6. At the time of framing of agreed assessment, the absence of a settlement with regard to the penalty proceedings is fatal for the Revenue as it could be for the assessee. In case an assessee in the guise of agreement succeeds in befooling the Revenue while offering tax on a small chunk and concealing a bigger part of it, the Revenue is not prohibited from bringing the untaxed amount to the net within the Scheme of the Ordinance. A settlement is neither final nor sacrosanct if any of the parties keeps a bloody scythe under the cloak ready for a strike on the first opportunity available. The Assessing Officer, in any case, does not enjoy a lever against an assessee nor he can be allowed to keep his cards close to his chest and to come out with a fresh desire for more tax money which could very well be and in fact was the most relevant fact to be discussed and hammered out at the time the agreed assessment was framed. In the case in hand the offer of the assessee was accepted by the Revenue Officer without any reservation and therefore, he could not re‑open a closed chapter using the very agreement as admission of concealment on the part of the assessee. It was totally unjust and unrealistic. "
8. Thirdly, reference to para. 14 of the case‑law cited as judgment 1993 PTD (Trib.) 125 was also made, which is also reproduced as under:‑‑‑
"Generally speaking, any person, who commits any crime is liable to be charged and prosecuted and if found guilty, his trial may culminate in conviction and sentence.
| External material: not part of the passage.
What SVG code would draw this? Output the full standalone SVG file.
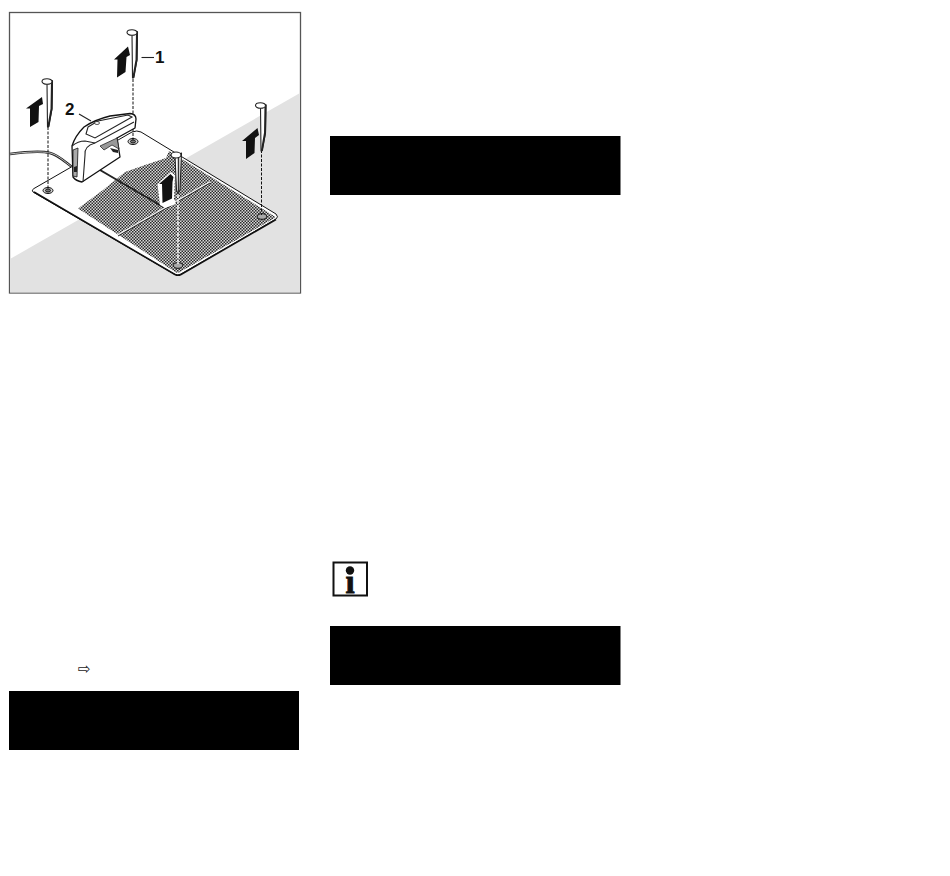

But sometimes, the State finds it difficult to establish the guilt of an accused for lack of evidence and consequently, an offer is made to a co‑accused to the effect that if he fulfils certain conditions including the condition of giving evidence against his other co‑accused persons, he would be tendered pardon and if he accepts it, he can be tendered such pardon by a Magistrate under section 337. 'In such cases also, a valid contract comes into existence which binds the State. Thus, in effect, an approver even though guilty of an offence, stands freed from any penalty or disability. It actually removes the penalties and disabilities and restores him to all his civil rights. It makes him, as it were, a new man, and gives him a new credit and capacity in life. If a legal contract of tender of pardon has come into existence, neither the Sessions Judge nor the' High Court can, in exercise of their revisional jurisdiction, try the accused after relieving the State from its contractual obligation. "
9. Apart from it, A.R. of the assessee also referred to C.B.R's. Circular No. 17 of 1990 with Circular No. 15 of 1989 showing that it was a normal practice‑ according to the instructions of C. B. R. D. R. could not rebut the arguments of A.R.
10. Considering the arguments of A.R., we are fully convinced that since an agreement had been signed between the Department and the assessee and I.A.C. was a part of that agreement hence, invoking of provisions of section 66‑A in view of the above given judgments, is illegal.
11. Assessee's appeal stands accepted.